WHAT IS NEEDED
Lines from the one containing "Convert this chart to matplotlib code." to the one containing "[0.005, 0.03, 0.11, 0.18, 0.44, 0.88, 1.24, 2.04]]", both lines included, are to be extracted exactly from the data below; pictures are excluded.

● ● ● ● ● ● ●

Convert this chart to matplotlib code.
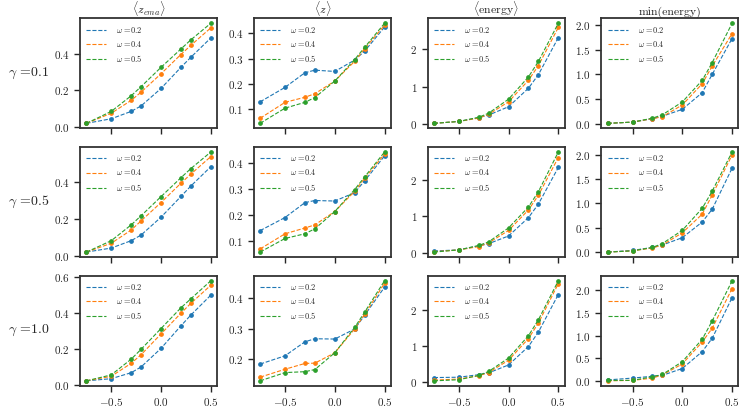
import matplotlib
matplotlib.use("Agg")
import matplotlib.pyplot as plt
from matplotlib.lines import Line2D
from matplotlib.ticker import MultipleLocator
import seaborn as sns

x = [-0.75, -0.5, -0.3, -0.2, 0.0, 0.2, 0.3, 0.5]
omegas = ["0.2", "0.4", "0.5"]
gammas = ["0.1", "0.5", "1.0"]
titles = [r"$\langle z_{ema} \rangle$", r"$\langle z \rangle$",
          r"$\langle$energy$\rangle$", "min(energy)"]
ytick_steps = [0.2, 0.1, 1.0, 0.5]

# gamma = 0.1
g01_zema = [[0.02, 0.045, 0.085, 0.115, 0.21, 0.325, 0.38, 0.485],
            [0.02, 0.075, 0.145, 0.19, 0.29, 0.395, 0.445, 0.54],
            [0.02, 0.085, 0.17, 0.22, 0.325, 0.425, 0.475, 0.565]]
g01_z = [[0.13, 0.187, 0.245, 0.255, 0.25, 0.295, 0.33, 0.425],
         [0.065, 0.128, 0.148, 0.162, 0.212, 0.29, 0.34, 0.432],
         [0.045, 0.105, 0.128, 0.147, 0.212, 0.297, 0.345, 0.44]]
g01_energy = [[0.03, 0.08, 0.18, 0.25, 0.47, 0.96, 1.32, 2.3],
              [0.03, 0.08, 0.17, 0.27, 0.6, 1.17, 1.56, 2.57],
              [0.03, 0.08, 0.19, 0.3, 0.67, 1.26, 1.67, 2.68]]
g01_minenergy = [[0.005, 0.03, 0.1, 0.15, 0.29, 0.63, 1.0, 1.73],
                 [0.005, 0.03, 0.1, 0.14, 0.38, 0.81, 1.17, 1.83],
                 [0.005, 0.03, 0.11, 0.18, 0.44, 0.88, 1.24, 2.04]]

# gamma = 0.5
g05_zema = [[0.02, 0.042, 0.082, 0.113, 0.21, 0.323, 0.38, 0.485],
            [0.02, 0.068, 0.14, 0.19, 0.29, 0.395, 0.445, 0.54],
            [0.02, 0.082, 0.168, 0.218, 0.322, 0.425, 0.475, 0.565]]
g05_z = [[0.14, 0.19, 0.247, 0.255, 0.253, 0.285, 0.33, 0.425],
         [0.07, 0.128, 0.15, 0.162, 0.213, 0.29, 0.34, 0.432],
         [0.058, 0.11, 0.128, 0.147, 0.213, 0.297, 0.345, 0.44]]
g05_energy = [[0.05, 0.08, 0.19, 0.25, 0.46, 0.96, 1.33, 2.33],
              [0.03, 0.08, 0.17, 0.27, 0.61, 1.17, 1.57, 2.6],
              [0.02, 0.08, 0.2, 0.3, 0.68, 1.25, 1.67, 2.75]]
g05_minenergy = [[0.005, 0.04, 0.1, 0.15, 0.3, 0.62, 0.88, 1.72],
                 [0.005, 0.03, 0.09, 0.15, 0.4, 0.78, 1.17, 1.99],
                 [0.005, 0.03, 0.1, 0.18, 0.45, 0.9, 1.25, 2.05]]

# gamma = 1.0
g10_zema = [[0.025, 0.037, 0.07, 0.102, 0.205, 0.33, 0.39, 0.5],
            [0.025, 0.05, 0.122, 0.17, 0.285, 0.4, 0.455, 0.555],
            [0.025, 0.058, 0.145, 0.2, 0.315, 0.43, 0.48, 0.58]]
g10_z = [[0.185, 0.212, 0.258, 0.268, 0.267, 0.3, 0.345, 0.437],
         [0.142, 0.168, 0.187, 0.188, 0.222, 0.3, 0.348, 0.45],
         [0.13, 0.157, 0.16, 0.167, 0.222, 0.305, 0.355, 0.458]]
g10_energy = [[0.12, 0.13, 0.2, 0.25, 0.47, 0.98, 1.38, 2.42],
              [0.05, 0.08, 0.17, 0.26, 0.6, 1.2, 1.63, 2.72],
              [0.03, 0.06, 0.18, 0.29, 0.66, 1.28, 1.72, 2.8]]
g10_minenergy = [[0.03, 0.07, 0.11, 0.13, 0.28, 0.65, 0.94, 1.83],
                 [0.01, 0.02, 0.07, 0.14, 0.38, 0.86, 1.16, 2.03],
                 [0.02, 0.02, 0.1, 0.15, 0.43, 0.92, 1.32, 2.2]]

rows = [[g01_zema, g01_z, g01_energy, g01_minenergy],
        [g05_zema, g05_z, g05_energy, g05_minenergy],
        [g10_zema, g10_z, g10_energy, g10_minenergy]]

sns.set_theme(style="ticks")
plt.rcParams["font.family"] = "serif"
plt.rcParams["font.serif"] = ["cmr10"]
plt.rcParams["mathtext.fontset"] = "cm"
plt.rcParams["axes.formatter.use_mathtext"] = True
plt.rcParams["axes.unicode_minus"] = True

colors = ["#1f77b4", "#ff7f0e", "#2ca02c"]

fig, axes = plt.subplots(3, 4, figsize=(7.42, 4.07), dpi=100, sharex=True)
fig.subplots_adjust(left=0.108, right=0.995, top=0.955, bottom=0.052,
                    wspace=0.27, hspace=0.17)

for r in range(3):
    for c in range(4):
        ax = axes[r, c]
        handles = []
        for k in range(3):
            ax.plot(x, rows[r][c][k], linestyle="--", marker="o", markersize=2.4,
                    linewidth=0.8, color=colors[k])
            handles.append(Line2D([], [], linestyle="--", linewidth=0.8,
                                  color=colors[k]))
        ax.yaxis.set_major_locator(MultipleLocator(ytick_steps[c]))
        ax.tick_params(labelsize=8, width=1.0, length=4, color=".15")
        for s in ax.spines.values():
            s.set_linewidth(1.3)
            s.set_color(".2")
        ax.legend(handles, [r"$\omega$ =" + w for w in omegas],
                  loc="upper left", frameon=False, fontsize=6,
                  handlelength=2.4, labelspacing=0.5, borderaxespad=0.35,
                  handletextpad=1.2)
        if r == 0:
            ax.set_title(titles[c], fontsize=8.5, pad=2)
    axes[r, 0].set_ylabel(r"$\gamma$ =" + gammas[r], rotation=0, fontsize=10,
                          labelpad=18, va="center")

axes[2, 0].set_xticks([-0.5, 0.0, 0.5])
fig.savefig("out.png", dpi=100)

● ● ● ● ● ● ●

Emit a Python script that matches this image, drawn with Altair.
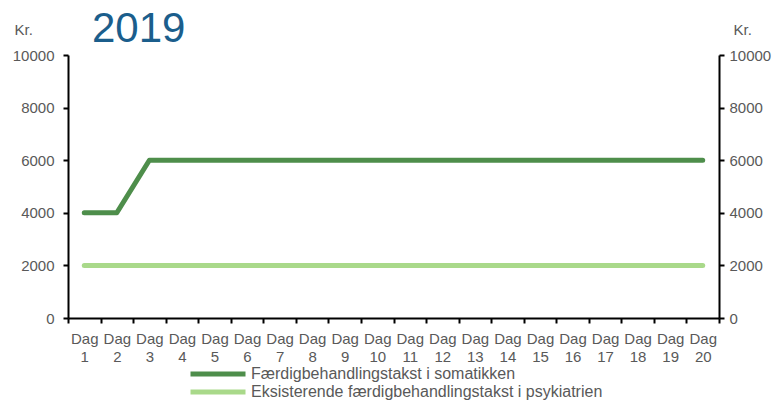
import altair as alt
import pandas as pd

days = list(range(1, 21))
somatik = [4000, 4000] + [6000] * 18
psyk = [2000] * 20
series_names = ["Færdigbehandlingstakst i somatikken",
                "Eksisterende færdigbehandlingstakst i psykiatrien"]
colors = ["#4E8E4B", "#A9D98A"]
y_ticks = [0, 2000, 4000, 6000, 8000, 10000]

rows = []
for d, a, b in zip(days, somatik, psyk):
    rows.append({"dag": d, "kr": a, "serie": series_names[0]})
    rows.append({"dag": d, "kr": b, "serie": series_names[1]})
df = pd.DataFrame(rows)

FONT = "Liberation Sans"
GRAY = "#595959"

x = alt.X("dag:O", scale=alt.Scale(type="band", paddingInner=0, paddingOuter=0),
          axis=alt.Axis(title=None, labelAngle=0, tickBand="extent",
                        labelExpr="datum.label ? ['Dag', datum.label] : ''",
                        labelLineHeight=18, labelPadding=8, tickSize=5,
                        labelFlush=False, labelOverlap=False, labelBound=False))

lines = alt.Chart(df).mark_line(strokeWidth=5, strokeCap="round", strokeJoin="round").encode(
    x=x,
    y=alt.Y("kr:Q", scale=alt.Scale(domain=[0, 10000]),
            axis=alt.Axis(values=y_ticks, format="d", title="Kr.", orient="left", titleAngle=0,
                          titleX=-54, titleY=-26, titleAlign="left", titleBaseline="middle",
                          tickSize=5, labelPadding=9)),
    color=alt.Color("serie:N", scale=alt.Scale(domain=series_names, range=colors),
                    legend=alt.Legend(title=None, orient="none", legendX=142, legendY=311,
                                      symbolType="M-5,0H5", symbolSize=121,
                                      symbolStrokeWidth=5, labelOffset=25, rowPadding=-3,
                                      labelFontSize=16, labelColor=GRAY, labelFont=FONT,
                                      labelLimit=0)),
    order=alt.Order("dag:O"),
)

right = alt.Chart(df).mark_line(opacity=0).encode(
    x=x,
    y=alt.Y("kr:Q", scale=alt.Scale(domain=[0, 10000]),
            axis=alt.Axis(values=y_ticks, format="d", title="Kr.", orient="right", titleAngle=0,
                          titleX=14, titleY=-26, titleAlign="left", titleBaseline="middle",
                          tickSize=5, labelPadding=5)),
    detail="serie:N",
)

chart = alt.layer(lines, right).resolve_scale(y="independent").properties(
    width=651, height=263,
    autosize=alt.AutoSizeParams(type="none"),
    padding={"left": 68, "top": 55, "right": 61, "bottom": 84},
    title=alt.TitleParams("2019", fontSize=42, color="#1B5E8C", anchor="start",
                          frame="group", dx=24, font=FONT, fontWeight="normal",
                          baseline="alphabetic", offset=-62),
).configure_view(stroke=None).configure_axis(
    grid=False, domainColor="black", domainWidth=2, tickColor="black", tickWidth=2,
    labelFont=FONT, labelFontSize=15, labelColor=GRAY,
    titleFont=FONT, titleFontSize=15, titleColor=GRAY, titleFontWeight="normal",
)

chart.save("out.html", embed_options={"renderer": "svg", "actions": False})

● ● ● ● ● ● ●

RESPONSE
Convert this chart to matplotlib code.
import matplotlib
matplotlib.use("Agg")
import matplotlib.pyplot as plt
from matplotlib.lines import Line2D
from matplotlib.ticker import MultipleLocator
import seaborn as sns

x = [-0.75, -0.5, -0.3, -0.2, 0.0, 0.2, 0.3, 0.5]
omegas = ["0.2", "0.4", "0.5"]
gammas = ["0.1", "0.5", "1.0"]
titles = [r"$\langle z_{ema} \rangle$", r"$\langle z \rangle$",
          r"$\langle$energy$\rangle$", "min(energy)"]
ytick_steps = [0.2, 0.1, 1.0, 0.5]

# gamma = 0.1
g01_zema = [[0.02, 0.045, 0.085, 0.115, 0.21, 0.325, 0.38, 0.485],
            [0.02, 0.075, 0.145, 0.19, 0.29, 0.395, 0.445, 0.54],
            [0.02, 0.085, 0.17, 0.22, 0.325, 0.425, 0.475, 0.565]]
g01_z = [[0.13, 0.187, 0.245, 0.255, 0.25, 0.295, 0.33, 0.425],
         [0.065, 0.128, 0.148, 0.162, 0.212, 0.29, 0.34, 0.432],
         [0.045, 0.105, 0.128, 0.147, 0.212, 0.297, 0.345, 0.44]]
g01_energy = [[0.03, 0.08, 0.18, 0.25, 0.47, 0.96, 1.32, 2.3],
              [0.03, 0.08, 0.17, 0.27, 0.6, 1.17, 1.56, 2.57],
              [0.03, 0.08, 0.19, 0.3, 0.67, 1.26, 1.67, 2.68]]
g01_minenergy = [[0.005, 0.03, 0.1, 0.15, 0.29, 0.63, 1.0, 1.73],
                 [0.005, 0.03, 0.1, 0.14, 0.38, 0.81, 1.17, 1.83],
                 [0.005, 0.03, 0.11, 0.18, 0.44, 0.88, 1.24, 2.04]]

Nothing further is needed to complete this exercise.